Biosketch
John Kuriyan earned his PhD in 1986 from the Massachusetts Institute of Technology, working under the supervision of Gregory A. Petsko and Martin Karplus (Harvard University). After a brief period of postdoctoral training with Petsko and Karplus, Dr. Kuriyan was appointed to the faculty of The Rockefeller University in 1987. He was promoted to full Professor at The Rockefeller University in 1993. In 2001 Dr. Kuriyan moved to The University of California, Berkeley where he was a Distinguished Professor of Molecular and Cell Biology and of Chemistry. Until 2023, Dr. Kuriyan was also an investigator of the Howard Hughes Medical Institute (HHMI), having been appointed to HHMI in 1990.
In 2023, Dr. Kuruyan relocated his lab to Vanderbilt University in Nashville, Tennessee, where he assumed a new leadership role as dean of the School of Medicine Basic Sciences.
Dr. Kuriyan’s research concerns the workings of the enzymes and molecular switches that carry out cellular signal transduction and DNA replication. His laboratory determines the three-dimensional structures of proteins, as well as biochemical, biophysical, and cell biological analyses to elucidate how they work. Breakthroughs from his lab have included determining the mechanisms by which several tyrosine kinases, including Src family kinases, the Abl kinase, and the epidermal growth factor receptor, switch on and off. These tyrosine kinases are enzymes that are very important targets of drug development in cancer. Fundamental insights obtained in the Kuriyan Lab have been instrumental in understanding how drugs, such as Gleevec (imatinib) and Scemblix (asciminib), both developed by Novartis, are effective in shutting down the leukemia-causing form of the Abl tyrosine kinase. The Kuriyan Lab has also provided a fundamental understanding of the structure and regulation of several other signaling proteins, including STATs, the Ras activator SOS, and calcium/calmodulin-dependent protein kinase-II. The group has also made fundamental contributions to understanding the structural basis for high-speed DNA replication.
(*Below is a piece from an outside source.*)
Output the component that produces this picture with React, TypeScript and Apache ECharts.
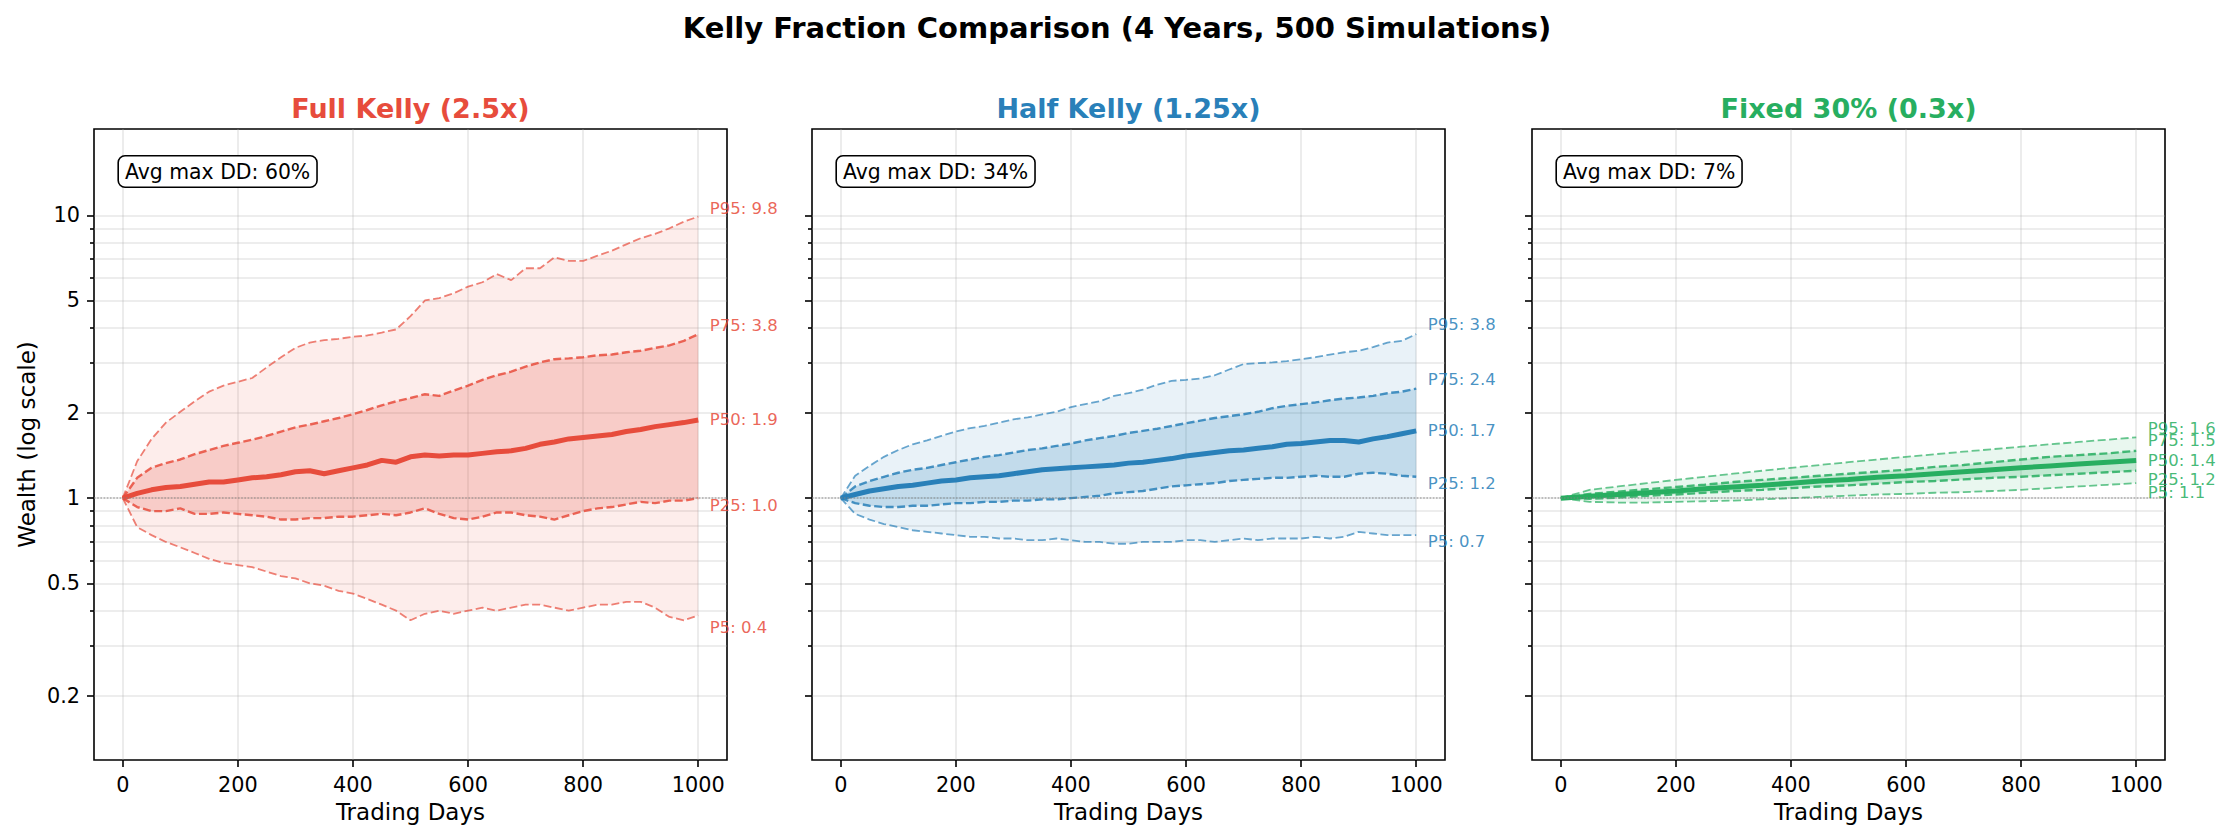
import React, { useEffect, useRef } from "react";
import * as echarts from "echarts";

// ---------- data ----------
const days = [0, 25, 50, 75, 100, 125, 150, 175, 200, 225, 250, 275, 300, 325, 350, 375, 400, 425, 450, 475, 500, 525, 550, 575, 600, 625, 650, 675, 700, 725, 750, 775, 800, 825, 850, 875, 900, 925, 950, 975, 1000];
const daysFixed = [0, 50, 100, 150, 200, 250, 300, 350, 400, 450, 500, 550, 600, 650, 700, 750, 800, 850, 900, 950, 1000];

const fullP95 = [1.0, 1.35, 1.62, 1.85, 2.02, 2.2, 2.38, 2.5, 2.58, 2.66, 2.9, 3.15, 3.4, 3.55, 3.62, 3.66, 3.72, 3.76, 3.85, 3.95, 4.4, 5.0, 5.1, 5.3, 5.6, 5.8, 6.2, 5.9, 6.5, 6.5, 7.1, 6.9, 6.9, 7.2, 7.5, 7.9, 8.3, 8.6, 9.0, 9.5, 9.9];
const fullP75 = [1.0, 1.18, 1.28, 1.33, 1.37, 1.43, 1.48, 1.53, 1.57, 1.61, 1.66, 1.72, 1.78, 1.82, 1.87, 1.92, 1.98, 2.05, 2.13, 2.2, 2.26, 2.33, 2.3, 2.4, 2.5, 2.62, 2.72, 2.8, 2.92, 3.02, 3.1, 3.12, 3.15, 3.2, 3.22, 3.28, 3.32, 3.4, 3.47, 3.6, 3.8];
const fullP50 = [1.0, 1.04, 1.07, 1.09, 1.1, 1.12, 1.14, 1.14, 1.16, 1.18, 1.19, 1.21, 1.24, 1.25, 1.22, 1.25, 1.28, 1.31, 1.36, 1.34, 1.4, 1.42, 1.41, 1.42, 1.42, 1.44, 1.46, 1.47, 1.5, 1.55, 1.58, 1.62, 1.64, 1.66, 1.68, 1.72, 1.75, 1.79, 1.82, 1.85, 1.89];
const fullP25 = [1.0, 0.93, 0.9, 0.9, 0.92, 0.88, 0.88, 0.89, 0.88, 0.87, 0.86, 0.84, 0.84, 0.85, 0.85, 0.86, 0.86, 0.87, 0.88, 0.87, 0.89, 0.92, 0.88, 0.85, 0.84, 0.86, 0.89, 0.89, 0.87, 0.86, 0.84, 0.87, 0.9, 0.92, 0.93, 0.95, 0.97, 0.96, 0.98, 0.98, 1.0];
const fullP5 = [1.0, 0.79, 0.74, 0.7, 0.67, 0.64, 0.61, 0.59, 0.58, 0.57, 0.55, 0.53, 0.52, 0.5, 0.49, 0.47, 0.46, 0.44, 0.42, 0.4, 0.37, 0.39, 0.4, 0.39, 0.4, 0.41, 0.4, 0.41, 0.42, 0.42, 0.41, 0.4, 0.41, 0.42, 0.42, 0.43, 0.43, 0.41, 0.38, 0.37, 0.385];

const halfP95 = [1.0, 1.2, 1.3, 1.4, 1.48, 1.55, 1.6, 1.66, 1.72, 1.77, 1.8, 1.85, 1.9, 1.93, 1.98, 2.02, 2.1, 2.15, 2.2, 2.3, 2.35, 2.42, 2.52, 2.6, 2.62, 2.65, 2.72, 2.85, 2.98, 3.0, 3.02, 3.05, 3.1, 3.15, 3.22, 3.28, 3.32, 3.42, 3.55, 3.6, 3.8];
const halfP75 = [1.0, 1.1, 1.15, 1.19, 1.23, 1.26, 1.28, 1.31, 1.34, 1.37, 1.4, 1.42, 1.45, 1.48, 1.5, 1.53, 1.56, 1.6, 1.63, 1.66, 1.7, 1.73, 1.76, 1.8, 1.84, 1.88, 1.92, 1.95, 1.98, 2.02, 2.08, 2.12, 2.15, 2.18, 2.22, 2.25, 2.27, 2.3, 2.35, 2.38, 2.44];
const halfP50 = [1.0, 1.03, 1.06, 1.08, 1.1, 1.11, 1.13, 1.15, 1.16, 1.18, 1.19, 1.2, 1.22, 1.24, 1.26, 1.27, 1.28, 1.29, 1.3, 1.31, 1.33, 1.34, 1.36, 1.38, 1.41, 1.43, 1.45, 1.47, 1.48, 1.5, 1.52, 1.55, 1.56, 1.58, 1.6, 1.6, 1.58, 1.62, 1.65, 1.69, 1.73];
const halfP25 = [1.0, 0.96, 0.94, 0.93, 0.93, 0.94, 0.94, 0.95, 0.96, 0.96, 0.97, 0.97, 0.98, 0.98, 0.99, 0.99, 1.0, 1.01, 1.02, 1.04, 1.05, 1.06, 1.08, 1.1, 1.11, 1.12, 1.13, 1.15, 1.16, 1.17, 1.18, 1.18, 1.19, 1.2, 1.19, 1.19, 1.22, 1.23, 1.22, 1.2, 1.19];
const halfP5 = [1.0, 0.88, 0.84, 0.81, 0.79, 0.77, 0.76, 0.75, 0.74, 0.73, 0.73, 0.72, 0.72, 0.71, 0.71, 0.72, 0.71, 0.7, 0.7, 0.69, 0.69, 0.7, 0.7, 0.7, 0.71, 0.71, 0.7, 0.71, 0.72, 0.71, 0.72, 0.72, 0.72, 0.73, 0.72, 0.73, 0.76, 0.75, 0.74, 0.74, 0.74];

const fixedP95 = [1.0, 1.07, 1.1, 1.13, 1.16, 1.19, 1.22, 1.25, 1.28, 1.31, 1.34, 1.37, 1.4, 1.43, 1.46, 1.49, 1.52, 1.55, 1.58, 1.61, 1.64];
const fixedP75 = [1.0, 1.035, 1.055, 1.075, 1.095, 1.115, 1.14, 1.16, 1.18, 1.2, 1.22, 1.24, 1.26, 1.29, 1.31, 1.34, 1.37, 1.4, 1.42, 1.44, 1.47];
const fixedP50 = [1.0, 1.015, 1.03, 1.045, 1.06, 1.08, 1.095, 1.11, 1.13, 1.15, 1.165, 1.185, 1.2, 1.22, 1.24, 1.26, 1.28, 1.3, 1.32, 1.34, 1.36];
const fixedP25 = [1.0, 0.995, 1.005, 1.02, 1.03, 1.045, 1.06, 1.07, 1.085, 1.1, 1.11, 1.125, 1.14, 1.15, 1.165, 1.18, 1.19, 1.205, 1.22, 1.235, 1.25];
const fixedP5 = [1.0, 0.97, 0.965, 0.965, 0.97, 0.975, 0.98, 0.99, 1.0, 1.01, 1.02, 1.03, 1.035, 1.045, 1.05, 1.06, 1.07, 1.085, 1.1, 1.115, 1.13];

const percentileNames = ["P95", "P75", "P50", "P25", "P5"];
const fullEndTexts = ["9.8", "3.8", "1.9", "1.0", "0.4"];
const halfEndTexts = ["3.8", "2.4", "1.7", "1.2", "0.7"];
const fixedEndTexts = ["1.6", "1.5", "1.4", "1.2", "1.1"];
const fullLabelAnchors = [10.6, 4.09, 1.89, 0.94, 0.35];
const halfLabelAnchors = [4.12, 2.63, 1.73, 1.13, 0.7];
const fixedLabelAnchors = [1.77, 1.6, 1.355, 1.167, 1.05];
const labelDay = 1020;

const panelTitles = ["Full Kelly (2.5x)", "Half Kelly (1.25x)", "Fixed 30% (0.3x)"];
const panelColors = ["#e74c3c", "#2980b9", "#27ae60"];
const avgMaxDD = ["60%", "34%", "7%"];
const suptitle = "Kelly Fraction Comparison (4 Years, 500 Simulations)";

const xTicks = [0, 200, 400, 600, 800, 1000];
const yMajorTicks = [0.2, 0.5, 1, 2, 5, 10];
const yMinorTicks = [0.3, 0.4, 0.6, 0.7, 0.8, 0.9, 3, 4, 6, 7, 8, 9];

// ---------- layout ----------
const FONT = '"DejaVu Sans", "Liberation Sans", sans-serif';
const GRID_LEFTS = [94, 812, 1532];
const GRID_TOP = 129;
const GRID_W = 633;
const GRID_H = 631;
const Y_MIN = 0.1186;
const Y_MAX = 20.2;

function rgba(hex: string, a: number) {
  const n = parseInt(hex.slice(1), 16);
  return `rgba(${(n >> 16) & 255},${(n >> 8) & 255},${n & 255},${a})`;
}

function buildOption() {
  const panels = [
    { x: days, p95: fullP95, p75: fullP75, p50: fullP50, p25: fullP25, p5: fullP5, texts: fullEndTexts, anchors: fullLabelAnchors },
    { x: days, p95: halfP95, p75: halfP75, p50: halfP50, p25: halfP25, p5: halfP5, texts: halfEndTexts, anchors: halfLabelAnchors },
    { x: daysFixed, p95: fixedP95, p75: fixedP75, p50: fixedP50, p25: fixedP25, p5: fixedP5, texts: fixedEndTexts, anchors: fixedLabelAnchors },
  ];

  const gridLine = { color: "#b0b0b0", opacity: 0.3, width: 1.6 };
  const tickLine = { color: "#000", width: 1.6 };

  const grid = GRID_LEFTS.map((l) => ({
    left: l, top: GRID_TOP, width: GRID_W, height: GRID_H,
    show: true, borderColor: "#000", borderWidth: 1.6, backgroundColor: "transparent",
  }));

  const xAxis = GRID_LEFTS.map((_, i) => ({
    type: "value", gridIndex: i, min: -50, max: 1050,
    name: "Trading Days", nameLocation: "middle", nameGap: 40,
    nameTextStyle: { fontSize: 23, fontFamily: FONT, color: "#000" },
    axisLine: { show: false, onZero: false },
    axisTick: { show: true, length: 7, lineStyle: tickLine, customValues: xTicks },
    axisLabel: {
      show: true, customValues: xTicks, fontSize: 20.8, fontFamily: FONT, color: "#000", margin: 14,
      formatter: (v: number) => String(v),
    },
    splitLine: { show: true, lineStyle: gridLine },
  }));

  const yAxis: any[] = [];
  GRID_LEFTS.forEach((_, i) => {
    yAxis.push({
      type: "log", logBase: 10, gridIndex: i, position: "left", min: Y_MIN, max: Y_MAX,
      name: i === 0 ? "Wealth (log scale)" : "", nameLocation: "middle", nameGap: 56,
      nameTextStyle: { fontSize: 23, fontFamily: FONT, color: "#000" },
      axisLine: { show: false, onZero: false },
      axisTick: { show: true, length: 7, lineStyle: tickLine, customValues: yMajorTicks },
      axisLabel: {
        show: i === 0, customValues: yMajorTicks, fontSize: 20.8, fontFamily: FONT, color: "#000", margin: 14,
        formatter: (v: number) => String(+Number(v).toPrecision(3)),
      },
      splitLine: { show: true, lineStyle: gridLine },
    });
    yAxis.push({
      type: "log", logBase: 10, gridIndex: i, position: "left", min: Y_MIN, max: Y_MAX,
      axisLine: { show: false, onZero: false },
      axisTick: { show: true, length: 4, lineStyle: tickLine, customValues: yMinorTicks },
      axisLabel: { show: false },
      splitLine: { show: true, lineStyle: gridLine },
    });
  });

  const series: any[] = [];
  panels.forEach((pn, i) => {
    const c = panelColors[i];
    const base = { type: "line", xAxisIndex: i, yAxisIndex: 2 * i, symbol: "none", silent: true, animation: false, smooth: false };
    const pts = (ys: number[]) => pn.x.map((d, k) => [d, ys[k]]);

    const band = (hi: number[], lo: number[], alpha: number) => ({
      type: "custom", coordinateSystem: "cartesian2d", xAxisIndex: i, yAxisIndex: 2 * i,
      silent: true, animation: false, z: 1,
      data: [[pn.x[0], lo[0]]],
      renderItem: (_params: any, api: any) => {
        const up = pn.x.map((d, k) => api.coord([d, hi[k]]));
        const dn = pn.x.map((d, k) => api.coord([d, lo[k]])).reverse();
        return { type: "polygon", shape: { points: up.concat(dn) }, style: { fill: rgba(c, alpha), stroke: "none" } };
      },
    });
    series.push(band(pn.p95, pn.p5, 0.1));
    series.push(band(pn.p75, pn.p25, 0.2));

    const lines = [pn.p95, pn.p75, pn.p50, pn.p25, pn.p5];
    lines.forEach((ys, k) => {
      const isMed = k === 2;
      const isOuter = k === 0 || k === 4;
      const s: any = {
        ...base,
        name: `${percentileNames[k]}-${i}`,
        data: pts(ys),
        z: isMed ? 4 : 3,
        lineStyle: isMed
          ? { color: c, width: 5 }
          : { color: c, width: isOuter ? 1.8 : 2.4, type: [8, 3.5], opacity: isOuter ? 0.7 : 0.85 },
        markPoint: {
          silent: true, symbol: "circle", symbolSize: 0, animation: false,
          data: [{
            coord: [labelDay, pn.anchors[k]],
            label: {
              show: true, position: "right", distance: 0,
              formatter: `${percentileNames[k]}: ${pn.texts[k]}`,
              color: rgba(c, 0.85), fontSize: 16.5, fontFamily: FONT,
            },
          }],
        },
      };
      if (isMed) {
        s.markLine = {
          silent: true, symbol: "none", animation: false, label: { show: false },
          lineStyle: { type: "dotted", color: "#808080", opacity: 0.6, width: 1.6 },
          data: [{ yAxis: 1 }],
        };
      }
      series.push(s);
    });
  });

  const graphic: any[] = [
    {
      type: "text", x: 1117, y: 28, z: 100,
      style: { text: suptitle, fontSize: 29, fontWeight: "bold", fontFamily: FONT, fill: "#000", align: "center", verticalAlign: "middle" },
    },
  ];
  GRID_LEFTS.forEach((l, i) => {
    graphic.push({
      type: "text", x: l + GRID_W / 2, y: 108, z: 100,
      style: { text: panelTitles[i], fontSize: 27, fontWeight: "bold", fontFamily: FONT, fill: panelColors[i], align: "center", verticalAlign: "middle" },
    });
    graphic.push({
      type: "text", x: l + 25, y: 171.5, z: 100,
      style: {
        text: `Avg max DD: ${avgMaxDD[i]}`, fontSize: 20.4, fontFamily: FONT, fill: "#000",
        align: "left", verticalAlign: "middle",
        backgroundColor: "#fff", borderColor: "#000", borderWidth: 1.6, borderRadius: 6, padding: [5, 6],
      },
    });
  });

  return { animation: false, backgroundColor: "#fff", grid, xAxis, yAxis, series, graphic };
}

export default function App() {
  const ref = useRef<HTMLDivElement>(null);
  useEffect(() => {
    if (!ref.current) return;
    const chart = echarts.init(ref.current, undefined, { renderer: "svg" });
    chart.setOption(buildOption() as any);
    return () => chart.dispose();
  }, []);
  return <div ref={ref} style={{ position: "fixed", left: 0, top: 0, width: 2230, height: 840 }} />;
}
Dr. Kuriyan’s achievements in science have been recognized by several honors. He was elected a Member of the US National Academy of Sciences in 2001, a Fellow of the American Academy of Arts and Sciences, in 2008, a Foreign Member of The Royal Society of London in 2015, and a Member of the US National Academy of Medicine in 2018. He was awarded a Doctor of Humane Letters, honoris causa, by his alma mater, Juniata College, Huntington, PA, in 2014. He has also received several prizes, including the Stein and Moore Award and the DuPont-Merck Award of the Protein Society, in 2017 and 1997, respectively, the Merck Award of the American Society of Biochemistry and Molecular Biology in 2009, the Richard Lounsbery Award of the US National Academy of Sciences in 2005, the Cornelius Rhoads Memorial Award of the American Association for Cancer Research in 1999, the Eli Lilly Award of the American Chemical Society in 1998, and the Schering-Plough Award of the American Society of Biochemistry and Molecular Biology in 1994. Dr. Kuriyan was a Pew Scholar in the Biomedical Sciences from 1989 to1993.